Cage Match Project, Round XX: Attitudes of Humility
Date start | 11.17.23 |
Date end | 03.28.24 |
Start Time | 12pm |
Format | |
Medium | |
Admission | Free |
Event artist | |
Presented by | |
Associated Program | Cage Match Project |
In Attitudes of Humility, Jensen presents a new ensemble of works, conceived for the caged exhibition space at MoHA, facilitated by Cage Match Project. The installation strategically combines three sculptural concepts: the "model", the "index", and the "found object", all within the framework of the art-historical Land Art genre. Employing a post-minimalist perspective, Jensen considers how formal repetition can reinforce inherited, restrictive systems of meaning making and influence. Here, each sculpture presents a version of piping used in commercial infrastructures. The works staged on raised platforms, gesture to both the construction of landscape and landscape under construction.
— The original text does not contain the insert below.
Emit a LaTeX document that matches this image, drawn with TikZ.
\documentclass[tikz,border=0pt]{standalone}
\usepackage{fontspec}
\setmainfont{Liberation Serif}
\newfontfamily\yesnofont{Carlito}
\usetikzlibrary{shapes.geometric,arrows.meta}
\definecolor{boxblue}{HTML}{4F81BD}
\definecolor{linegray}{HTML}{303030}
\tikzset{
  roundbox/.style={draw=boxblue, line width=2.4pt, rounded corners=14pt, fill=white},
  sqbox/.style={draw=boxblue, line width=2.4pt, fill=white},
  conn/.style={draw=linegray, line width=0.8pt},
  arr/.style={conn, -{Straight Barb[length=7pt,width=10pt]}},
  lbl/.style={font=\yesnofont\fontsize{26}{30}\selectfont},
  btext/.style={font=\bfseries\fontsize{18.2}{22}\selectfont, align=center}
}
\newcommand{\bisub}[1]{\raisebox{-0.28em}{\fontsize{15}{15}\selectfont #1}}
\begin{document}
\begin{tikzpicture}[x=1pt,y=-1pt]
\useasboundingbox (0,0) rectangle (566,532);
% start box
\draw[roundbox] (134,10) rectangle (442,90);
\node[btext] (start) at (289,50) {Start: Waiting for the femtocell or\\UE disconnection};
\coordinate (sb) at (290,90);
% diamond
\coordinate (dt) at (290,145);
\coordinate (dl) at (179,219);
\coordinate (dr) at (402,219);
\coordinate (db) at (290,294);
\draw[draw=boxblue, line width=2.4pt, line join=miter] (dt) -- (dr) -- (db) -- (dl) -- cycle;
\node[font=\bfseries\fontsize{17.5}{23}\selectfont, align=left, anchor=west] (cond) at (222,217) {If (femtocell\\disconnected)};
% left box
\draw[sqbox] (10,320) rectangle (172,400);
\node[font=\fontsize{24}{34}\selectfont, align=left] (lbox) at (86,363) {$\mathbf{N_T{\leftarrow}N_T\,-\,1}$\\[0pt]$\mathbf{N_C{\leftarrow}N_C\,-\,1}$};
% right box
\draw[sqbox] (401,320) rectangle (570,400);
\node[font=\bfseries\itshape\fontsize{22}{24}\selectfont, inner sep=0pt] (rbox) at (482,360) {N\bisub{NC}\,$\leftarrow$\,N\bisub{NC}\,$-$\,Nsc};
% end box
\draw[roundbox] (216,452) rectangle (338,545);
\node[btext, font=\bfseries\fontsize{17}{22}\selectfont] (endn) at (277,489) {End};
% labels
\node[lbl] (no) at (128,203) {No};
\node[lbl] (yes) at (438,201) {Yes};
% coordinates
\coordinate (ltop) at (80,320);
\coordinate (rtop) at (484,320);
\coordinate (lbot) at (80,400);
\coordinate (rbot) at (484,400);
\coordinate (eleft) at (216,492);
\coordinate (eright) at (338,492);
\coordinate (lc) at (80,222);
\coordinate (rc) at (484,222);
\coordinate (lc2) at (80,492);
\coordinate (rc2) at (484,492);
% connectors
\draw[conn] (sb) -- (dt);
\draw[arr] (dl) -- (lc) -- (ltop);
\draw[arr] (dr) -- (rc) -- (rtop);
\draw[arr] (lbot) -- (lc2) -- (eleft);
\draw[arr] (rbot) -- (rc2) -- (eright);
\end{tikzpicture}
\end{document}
Maggie Jensen In each of her installations, Jensen becomes involved in different systems or aesthetics of authority, whether the art institution, a natural history archive, or extractive resource infrastructures. She makes requests of a cultural archive or government agency to access data about particular objects. The process informs artworks that reveal the paths and limits of the internal logics of these institutions.
Cage Match Project (CMP) is a temporary site-specific art installation series in which selected artists are invited to engage a large, industrial caged-trailer. Measured at 20 ft x 8 ft x 7 ft, the weathered and rusted container resides in the exterior lot of The Museum of Human Achievement in Austin, TX where it is under constant exposure to the elements and 24-hour public viewership. CMP is curated by Aryel René Jackson.
Installation materials consist of unaltered HDPE industrial culvert pipe; platforms of cement board and wood: cast concrete of water main casings broken by extreme heat-related pressure; a curved wall mapped with a reproduced constellation used by artist Nancy Holt in the 1976 landwork Sun Tunnels.